I suppose most of us generally think in probabilities, but probably not as precise as assigning actual specific numbers, which is what Bayes’ Theorem does. It is popular in probability theory and statistics with mathematicians. We often hear the general consensus from NT scholars is that Jesus was a historical person. That seems only natural; the vast majority of NT scholars are Christians. Carrier devoted a chapter to BT in his latest book, and also assigned probabilities to which would be for the most favorable odds to a historic Jesus he could have possibly given (such as a little more than the 32% figure) as opposed to ones he actually thought were more realistic which had the numbers coming in less than this. And he’s not considering a supernatural Jesus. What ballpark figure would you think is more reasonable?

Sorry for taking so long to answer you. First, I'm not qualified to give much of an answer. In my mind it's about 50% with a 30% margin of error.
 
Mythicists simply refuse to recognize the thoroughly Jewish nature of the New Testament. They are thus a relic of the old days of Bible scholarship.
If by that you mean that the NT is midrash and therefore fictional, you may have a point.
 
I would certainly encourage anyone to explore the connections between Midrash, the New Testament and fiction.
 
Carrier has a habit of overreacting to every relevant criticism. I don't know if that is his honest personality type or if it just a way to relate to his fan base.

In this instance, I think Carrier's response was appropriate for a couple of reasons. First, I agree that the misrepresentation was egregious. Second, the misrepresentation appeared on a prominent Catholic apologetic website that holds itself up as a broker for intellectually honest discourse. Carrier's response was also a shot across its bow, in effect, warning it to do a better job of finding responses to his work.
 
I would certainly encourage anyone to explore the connections between Midrash, the New Testament and fiction.

Okay.

How about The Birthing of the New Testament: The Intertextual Development of the New Testament Writings, by Thomas L. Brodie. Will that do?

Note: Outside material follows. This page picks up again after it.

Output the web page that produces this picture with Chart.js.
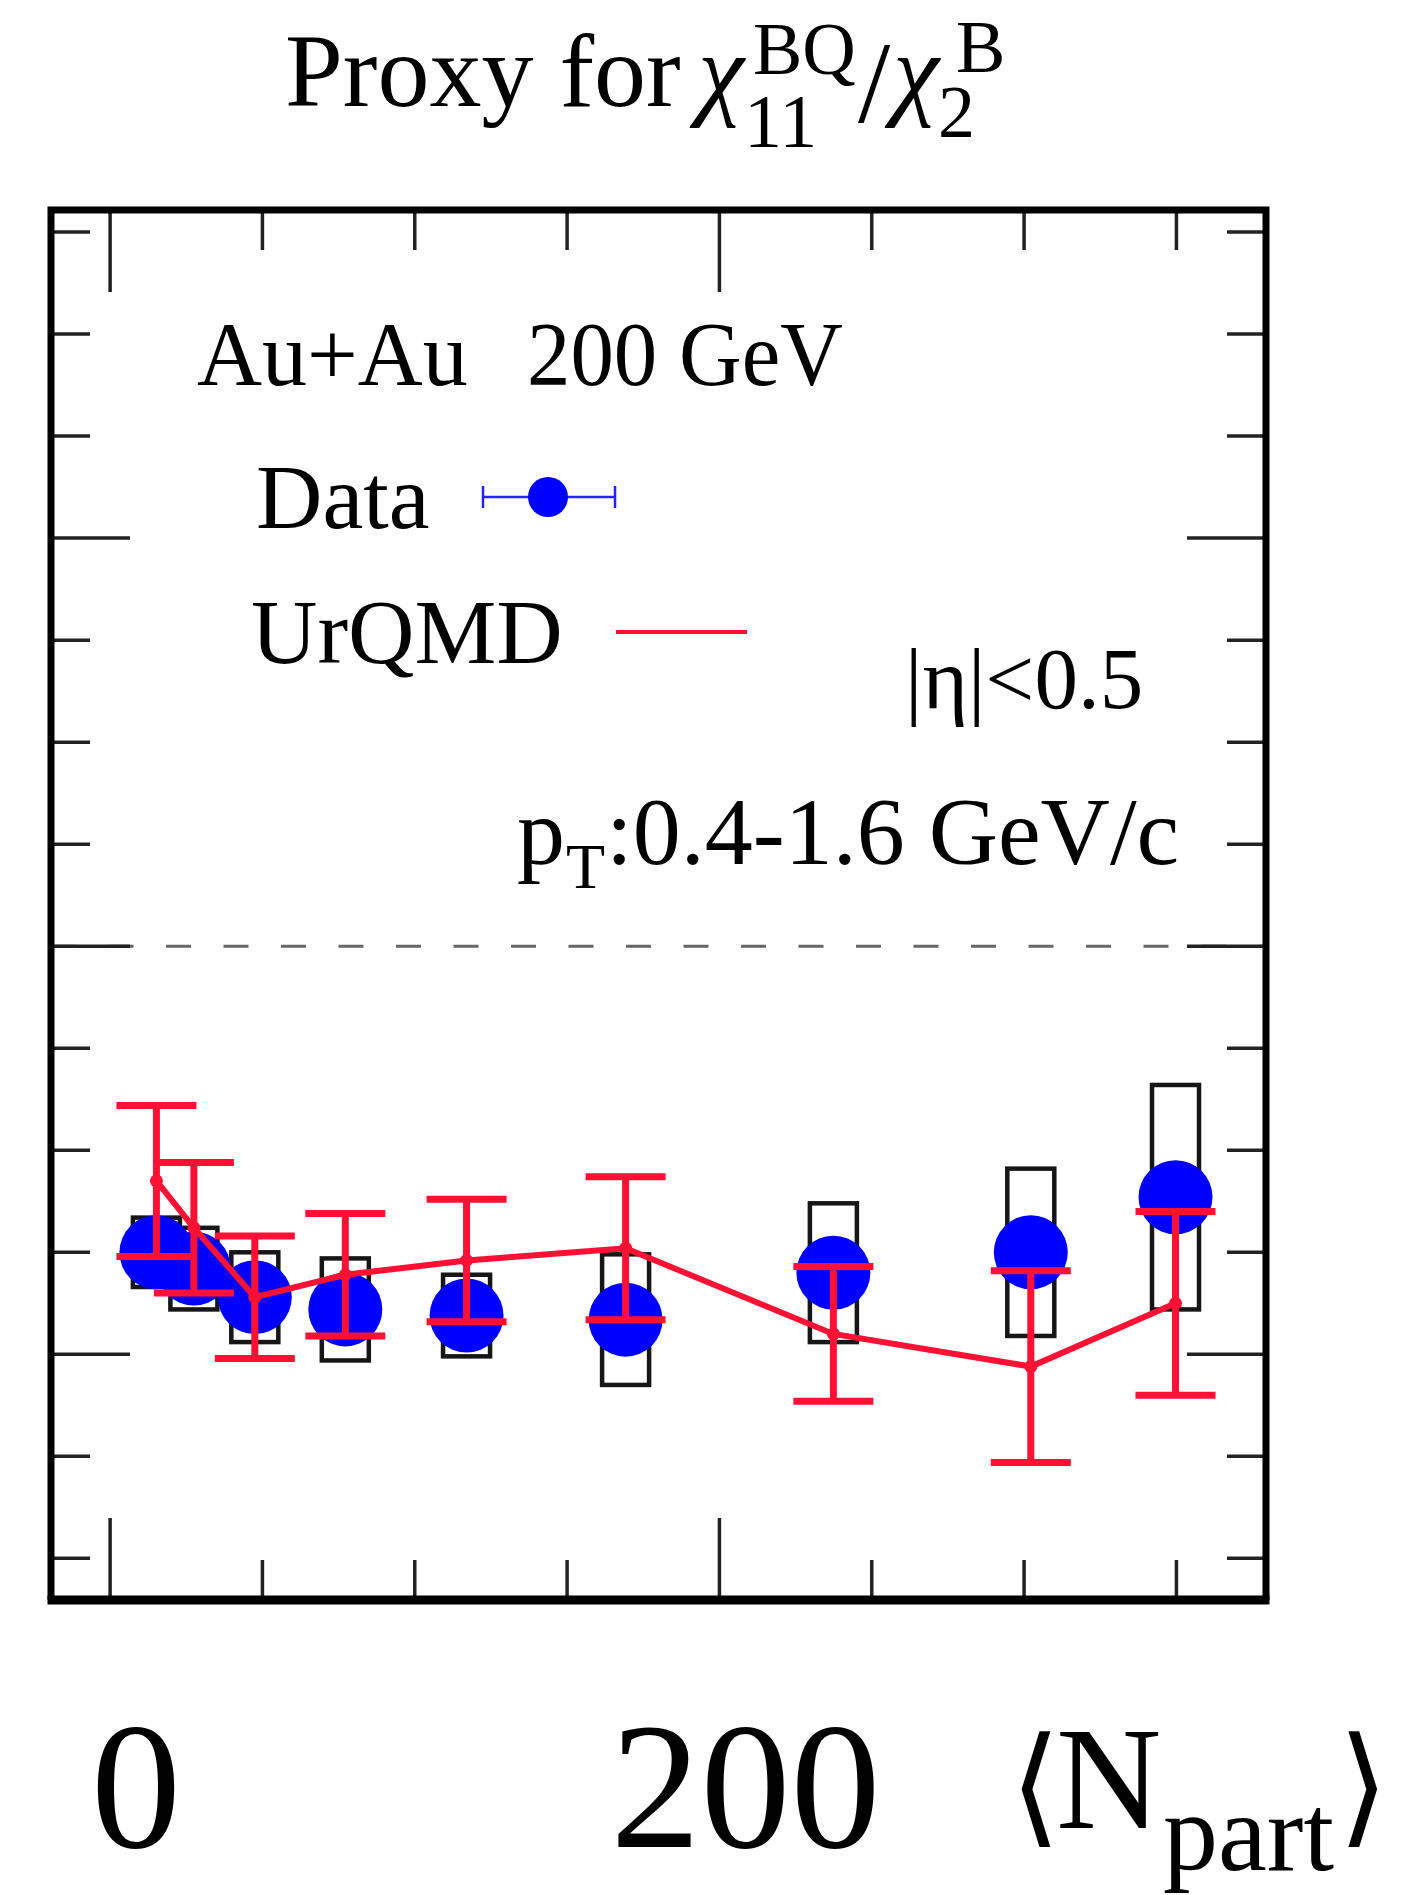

For those who don't wish to wade through Father Thomas' extensive textual analysis, you can just obtain a copy of his Beyond the Quest for the Historical Jesus: Memoir of a Discovery.

The good father is a mythicist. And he seems to quite agree with you No Robots, that the New Testament is nothing but a recasting of Hebrew Bible teachings. Specifically, Septuagint translations of those teachings. He seems quite convinced that the Jesus figure is a mythic construct of a specific gentile intellectual community of early second century Syria/Anatolia. It is ALL midrash and Jesus is a pesher.

All in all, he seems to match quite closely to the early Christian communities which Burton Mack postulated in his analyses of the scriptural precedents.

Oh, and he answers the question of Q.